> _PROVIDED MATERIAL_

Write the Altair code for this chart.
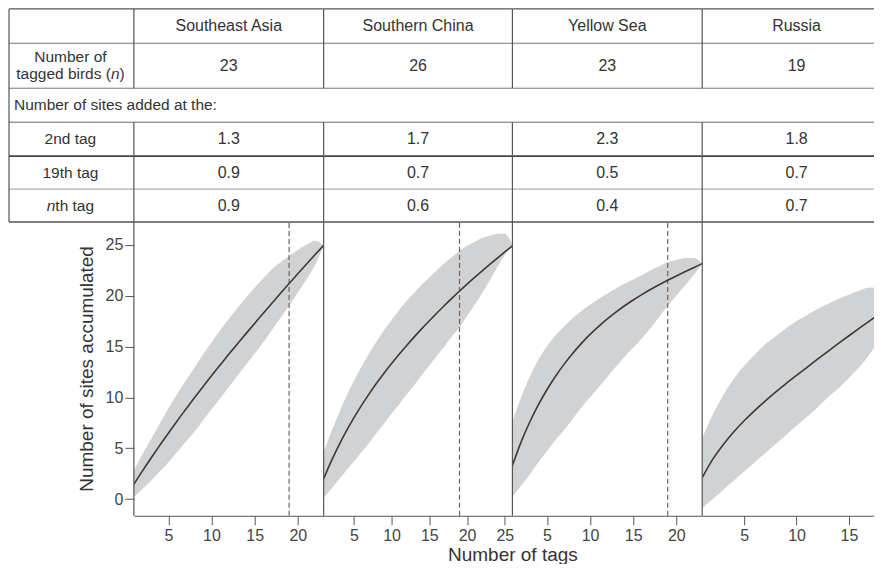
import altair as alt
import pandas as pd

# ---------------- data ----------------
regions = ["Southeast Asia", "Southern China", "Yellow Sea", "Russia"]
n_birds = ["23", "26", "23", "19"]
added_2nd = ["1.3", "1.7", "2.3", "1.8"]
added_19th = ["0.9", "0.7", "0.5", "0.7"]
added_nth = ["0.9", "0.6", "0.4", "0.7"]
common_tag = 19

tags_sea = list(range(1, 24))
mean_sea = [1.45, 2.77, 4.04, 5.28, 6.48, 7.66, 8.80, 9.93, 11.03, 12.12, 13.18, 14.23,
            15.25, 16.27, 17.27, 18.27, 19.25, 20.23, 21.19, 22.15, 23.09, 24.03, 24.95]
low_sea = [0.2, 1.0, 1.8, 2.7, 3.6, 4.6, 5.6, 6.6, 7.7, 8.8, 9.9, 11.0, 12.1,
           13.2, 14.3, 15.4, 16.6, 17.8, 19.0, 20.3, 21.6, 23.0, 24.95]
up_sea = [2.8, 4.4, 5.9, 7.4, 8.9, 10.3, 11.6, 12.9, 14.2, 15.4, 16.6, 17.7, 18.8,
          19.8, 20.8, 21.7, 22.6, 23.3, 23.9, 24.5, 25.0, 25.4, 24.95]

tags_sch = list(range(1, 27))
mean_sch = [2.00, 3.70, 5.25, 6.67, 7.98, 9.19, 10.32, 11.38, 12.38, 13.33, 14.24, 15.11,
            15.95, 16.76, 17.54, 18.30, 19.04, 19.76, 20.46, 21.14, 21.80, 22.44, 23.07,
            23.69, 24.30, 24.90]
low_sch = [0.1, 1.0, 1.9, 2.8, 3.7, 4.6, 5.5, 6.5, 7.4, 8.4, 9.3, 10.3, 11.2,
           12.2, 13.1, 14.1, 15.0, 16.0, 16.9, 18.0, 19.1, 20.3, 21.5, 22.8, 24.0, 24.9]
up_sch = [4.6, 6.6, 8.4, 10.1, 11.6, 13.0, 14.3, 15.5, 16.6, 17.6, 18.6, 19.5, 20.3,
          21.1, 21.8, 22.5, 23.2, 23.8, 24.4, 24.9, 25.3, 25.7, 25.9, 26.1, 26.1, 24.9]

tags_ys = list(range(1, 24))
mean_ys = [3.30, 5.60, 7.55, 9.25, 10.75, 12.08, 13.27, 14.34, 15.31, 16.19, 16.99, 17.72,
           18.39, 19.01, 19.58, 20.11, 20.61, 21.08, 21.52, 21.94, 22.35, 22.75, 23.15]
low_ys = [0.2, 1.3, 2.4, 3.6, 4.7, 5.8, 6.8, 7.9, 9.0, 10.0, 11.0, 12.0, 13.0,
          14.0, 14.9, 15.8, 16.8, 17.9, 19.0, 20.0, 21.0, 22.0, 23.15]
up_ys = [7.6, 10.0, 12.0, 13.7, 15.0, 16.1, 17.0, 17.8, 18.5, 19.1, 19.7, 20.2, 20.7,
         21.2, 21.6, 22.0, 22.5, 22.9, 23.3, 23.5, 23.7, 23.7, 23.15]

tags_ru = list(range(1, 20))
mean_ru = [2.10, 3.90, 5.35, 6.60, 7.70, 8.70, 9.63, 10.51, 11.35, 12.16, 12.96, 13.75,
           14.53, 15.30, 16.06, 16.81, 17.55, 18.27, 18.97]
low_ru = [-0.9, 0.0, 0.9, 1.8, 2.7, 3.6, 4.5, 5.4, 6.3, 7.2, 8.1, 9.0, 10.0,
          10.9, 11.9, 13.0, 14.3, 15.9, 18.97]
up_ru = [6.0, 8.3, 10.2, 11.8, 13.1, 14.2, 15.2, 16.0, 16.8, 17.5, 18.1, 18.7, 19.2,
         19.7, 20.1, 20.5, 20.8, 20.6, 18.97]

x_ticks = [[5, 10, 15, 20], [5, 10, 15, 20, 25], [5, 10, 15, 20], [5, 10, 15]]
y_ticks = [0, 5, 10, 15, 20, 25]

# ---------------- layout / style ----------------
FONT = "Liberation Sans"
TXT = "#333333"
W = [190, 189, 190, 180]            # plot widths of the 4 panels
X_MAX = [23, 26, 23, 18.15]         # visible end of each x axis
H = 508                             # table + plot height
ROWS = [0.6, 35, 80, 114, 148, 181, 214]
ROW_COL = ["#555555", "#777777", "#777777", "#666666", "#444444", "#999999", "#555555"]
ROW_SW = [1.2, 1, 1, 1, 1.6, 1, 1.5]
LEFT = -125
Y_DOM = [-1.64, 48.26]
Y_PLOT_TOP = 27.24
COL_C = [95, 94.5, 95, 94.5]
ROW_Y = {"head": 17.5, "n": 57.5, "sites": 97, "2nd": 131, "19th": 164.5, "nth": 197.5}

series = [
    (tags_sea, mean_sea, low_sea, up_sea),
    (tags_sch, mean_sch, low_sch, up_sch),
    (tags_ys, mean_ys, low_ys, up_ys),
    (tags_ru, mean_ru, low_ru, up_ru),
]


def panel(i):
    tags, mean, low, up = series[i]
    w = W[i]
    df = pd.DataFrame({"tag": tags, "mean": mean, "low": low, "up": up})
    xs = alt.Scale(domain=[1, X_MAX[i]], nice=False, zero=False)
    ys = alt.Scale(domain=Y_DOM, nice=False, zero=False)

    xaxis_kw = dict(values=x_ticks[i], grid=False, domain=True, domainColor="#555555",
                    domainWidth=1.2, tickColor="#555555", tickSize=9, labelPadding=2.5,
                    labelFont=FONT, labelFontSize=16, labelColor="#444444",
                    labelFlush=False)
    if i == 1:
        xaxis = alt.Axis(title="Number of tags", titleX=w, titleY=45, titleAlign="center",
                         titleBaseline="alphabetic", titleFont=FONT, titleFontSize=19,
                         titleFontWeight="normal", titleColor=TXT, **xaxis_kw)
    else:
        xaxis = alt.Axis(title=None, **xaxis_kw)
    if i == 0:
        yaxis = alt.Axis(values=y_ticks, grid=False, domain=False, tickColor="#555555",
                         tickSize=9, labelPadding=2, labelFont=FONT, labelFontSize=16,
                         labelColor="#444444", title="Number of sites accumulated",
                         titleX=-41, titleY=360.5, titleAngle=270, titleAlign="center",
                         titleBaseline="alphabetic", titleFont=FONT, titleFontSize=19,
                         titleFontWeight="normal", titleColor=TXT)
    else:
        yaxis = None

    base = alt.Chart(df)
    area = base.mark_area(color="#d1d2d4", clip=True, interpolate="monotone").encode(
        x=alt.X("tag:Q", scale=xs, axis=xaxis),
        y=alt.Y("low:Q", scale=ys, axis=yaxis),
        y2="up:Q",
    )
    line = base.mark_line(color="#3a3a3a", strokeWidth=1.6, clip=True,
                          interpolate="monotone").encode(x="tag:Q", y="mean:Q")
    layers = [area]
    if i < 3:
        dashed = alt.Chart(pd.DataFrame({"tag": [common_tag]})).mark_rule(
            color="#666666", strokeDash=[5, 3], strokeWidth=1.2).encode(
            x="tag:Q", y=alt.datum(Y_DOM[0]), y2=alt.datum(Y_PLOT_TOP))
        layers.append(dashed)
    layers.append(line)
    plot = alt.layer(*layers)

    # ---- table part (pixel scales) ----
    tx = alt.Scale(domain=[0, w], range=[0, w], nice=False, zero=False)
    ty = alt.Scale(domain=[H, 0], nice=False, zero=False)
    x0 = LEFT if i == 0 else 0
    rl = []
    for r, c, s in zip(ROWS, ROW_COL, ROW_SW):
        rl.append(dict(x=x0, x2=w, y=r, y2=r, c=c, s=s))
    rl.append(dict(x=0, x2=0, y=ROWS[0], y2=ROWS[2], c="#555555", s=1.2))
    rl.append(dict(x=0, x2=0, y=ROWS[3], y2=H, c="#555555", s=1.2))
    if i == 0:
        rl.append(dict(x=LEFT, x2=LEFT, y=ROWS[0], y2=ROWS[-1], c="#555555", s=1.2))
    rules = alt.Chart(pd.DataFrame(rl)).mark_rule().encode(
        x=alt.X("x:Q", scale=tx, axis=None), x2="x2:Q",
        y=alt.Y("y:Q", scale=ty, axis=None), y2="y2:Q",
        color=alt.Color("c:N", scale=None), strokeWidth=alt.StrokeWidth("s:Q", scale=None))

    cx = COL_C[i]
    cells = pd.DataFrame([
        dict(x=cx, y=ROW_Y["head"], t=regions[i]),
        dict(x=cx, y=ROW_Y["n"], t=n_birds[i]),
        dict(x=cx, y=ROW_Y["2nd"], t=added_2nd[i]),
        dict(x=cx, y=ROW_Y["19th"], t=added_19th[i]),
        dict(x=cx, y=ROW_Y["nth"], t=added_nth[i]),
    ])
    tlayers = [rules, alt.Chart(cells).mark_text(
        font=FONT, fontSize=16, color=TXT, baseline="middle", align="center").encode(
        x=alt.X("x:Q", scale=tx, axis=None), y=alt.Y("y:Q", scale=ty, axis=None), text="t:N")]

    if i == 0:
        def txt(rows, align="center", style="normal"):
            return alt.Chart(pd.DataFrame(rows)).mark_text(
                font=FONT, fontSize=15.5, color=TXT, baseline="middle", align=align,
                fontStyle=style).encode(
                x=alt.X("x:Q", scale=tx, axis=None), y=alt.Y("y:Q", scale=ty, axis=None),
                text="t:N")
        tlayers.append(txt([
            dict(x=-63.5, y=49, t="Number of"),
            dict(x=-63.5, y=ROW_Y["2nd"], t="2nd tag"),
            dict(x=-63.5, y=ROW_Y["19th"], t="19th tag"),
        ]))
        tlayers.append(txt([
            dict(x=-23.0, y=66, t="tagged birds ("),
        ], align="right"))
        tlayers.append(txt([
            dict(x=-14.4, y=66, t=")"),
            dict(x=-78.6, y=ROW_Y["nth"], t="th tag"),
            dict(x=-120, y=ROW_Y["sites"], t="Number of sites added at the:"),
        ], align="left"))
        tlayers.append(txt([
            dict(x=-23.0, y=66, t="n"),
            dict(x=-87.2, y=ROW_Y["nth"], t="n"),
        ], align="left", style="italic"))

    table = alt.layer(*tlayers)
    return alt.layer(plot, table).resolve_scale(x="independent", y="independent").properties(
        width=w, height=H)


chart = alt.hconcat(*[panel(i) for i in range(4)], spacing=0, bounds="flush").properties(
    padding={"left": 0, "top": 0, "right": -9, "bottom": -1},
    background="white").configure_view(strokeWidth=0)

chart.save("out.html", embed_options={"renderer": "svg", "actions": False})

> _AIM_
Look at the listing and set down only the lines from its start through the line with "import pandas as pd", word for word and without pictures.

> _RESPONSE TO THE TASK_
Write the Altair code for this chart.
import altair as alt
import pandas as pd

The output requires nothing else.